Dollar General Introduces New Store Concept Aimed At More Affluent Shoppers
A retailer synonymous with ultra-cheap goods is attempting to court an income bracket that can afford to shop higher-end fare.
Dollar General announced on Thursday the launch of a new store concept called Popshelf explicitly targeting suburban women in households with between $50K and $120K in annual income, according to a press release. The first two Popshelf stores will open in the Nashville, Tennessee, metropolitan area this fall.
Dollar General plans to open 30 Popshelf locations by the end of 2021. They will average 9K SF and stock nonperishable goods like home decoration and cleaning supplies, beauty products and seasonal items like party supplies. Around 95% of products sold at Popshelf will cost $5 or less, the press release states.

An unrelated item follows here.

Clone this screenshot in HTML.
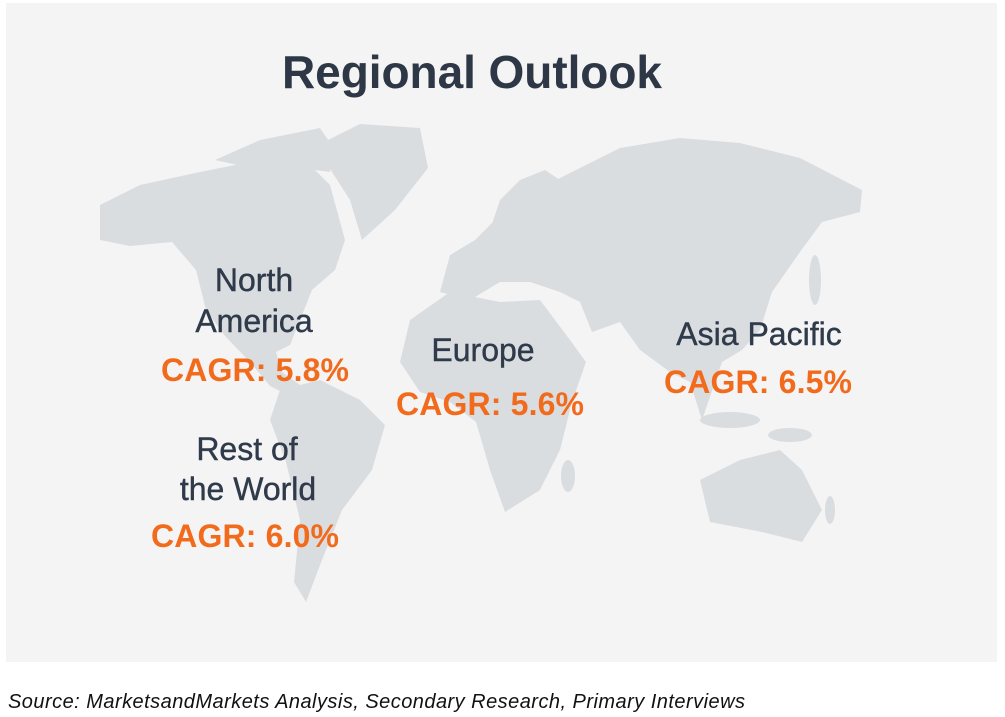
<!DOCTYPE html>
<html><head><meta charset="utf-8"><style>
html,body{margin:0;padding:0;background:#fff;}
svg{display:block;font-family:"Liberation Sans",sans-serif;}
</style></head><body>
<svg width="1005" height="717" viewBox="0 0 1005 717">
<rect x="6" y="3" width="991" height="659" fill="#f4f4f4"/>
<g fill="#dadde0">
<polygon points="100,205 140,185 200,172 250,162 300,155 330,185 345,240 335,270 312,290 300,320 290,345 276,352 282,372 300,385 290,396 270,386 250,362 225,336 206,310 196,270 172,242 130,246 100,240"/>
<polygon points="215,160 260,140 320,128 335,150 330,172 300,168 260,170"/>
<polygon points="318,145 360,124 420,128 428,168 395,210 362,240 350,200 332,172"/>
<polygon points="280,390 320,380 360,400 385,425 372,470 342,510 322,560 306,602 294,582 300,520 286,462 270,420"/>
<polygon points="490,230 500,200 520,180 545,170 560,180 540,200 525,230 505,250"/>
<polygon points="440,292 450,255 475,240 500,215 530,200 560,178 620,148 680,138 740,143 800,158 862,190 860,212 822,222 800,252 772,292 760,330 742,350 722,362 702,420 690,382 670,372 640,350 620,322 592,332 580,302 560,292 530,282 500,282 470,300"/>
<polygon points="410,320 450,292 500,302 540,300 570,340 586,362 572,402 560,450 540,490 505,512 490,470 476,422 450,402 420,392 400,362"/>
<polygon points="700,480 740,460 780,450 802,470 822,510 802,542 762,532 710,522"/>
<ellipse cx="568" cy="476" rx="7" ry="16"/>
<ellipse cx="730" cy="420" rx="30" ry="8"/>
<ellipse cx="790" cy="435" rx="22" ry="7"/>
<ellipse cx="815" cy="280" rx="6" ry="25"/>
<ellipse cx="830" cy="510" rx="5" ry="14"/>
</g>
<text x="472" y="88" text-anchor="middle" font-size="46" font-weight="bold" fill="#2d3746" textLength="380">Regional Outlook</text>
<g font-size="32" fill="#2f3a4a" stroke="#2f3a4a" stroke-width="0.4">
<text x="254" y="291" text-anchor="middle">North</text>
<text x="254" y="332" text-anchor="middle">America</text>
<text x="483" y="361" text-anchor="middle">Europe</text>
<text x="759" y="345" text-anchor="middle">Asia Pacific</text>
<text x="247" y="460" text-anchor="middle">Rest of</text>
<text x="248" y="500" text-anchor="middle">the World</text>
</g>
<g font-size="32" font-weight="bold" fill="#f26a1b">
<text x="255" y="381" text-anchor="middle" textLength="188">CAGR: 5.8%</text>
<text x="490" y="415" text-anchor="middle" textLength="188">CAGR: 5.6%</text>
<text x="758" y="393" text-anchor="middle" textLength="188">CAGR: 6.5%</text>
<text x="245" y="547" text-anchor="middle" textLength="188">CAGR: 6.0%</text>
</g>
<text x="8" y="708" font-size="20" font-style="italic" fill="#111" textLength="737">Source: MarketsandMarkets Analysis, Secondary Research, Primary Interviews</text>
</svg>
</body></html>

The seasonality of stock, plus some limited-run items and sales, are meant to invoke the "treasure hunt" feeling that draw shoppers to off-priced apparel retailers like The TJX Cos. or less specific discounters like Five Below. To keep inventory fresh, Dollar General has hired teams to source products and advertise them on social media, The Wall Street Journal reports.
In the past four years, Dollar General has added thousands of stores, many of them to build on the success the brand has had in rural and/or low-income areas. Comparable store sales rose 19% year-over-year for Dollar General, WSJ reports, part of a demonstrated trend of more customers turning to dollar stores amid economic stress as a result of the coronavirus pandemic.
As economic recovery seems more and more like a long-term prospect, Dollar General leadership trusts that even the more affluent consumers it is targeting with Popshelf will remain more cost-conscious than they have in previous years. Dollar General Chief Marketing Officer Emily Taylor told WSJ it anticipates Popshelf's consumer base to value “treating themselves without the guilt associated with overspending.”
Popshelf will stock some food items under Dollar General's private brands that already had been part of the retailer's standard inventory, but which have recently been redesigned. In this way, Popshelf will be distinct from Dollar General's other spin-off brand, urban convenience store DGX. As with DGX, Popshelf's targeted demographic will not be expected to rely on it for staples like Dollar General's customers sometimes do, to neighborhood activists' chagrin.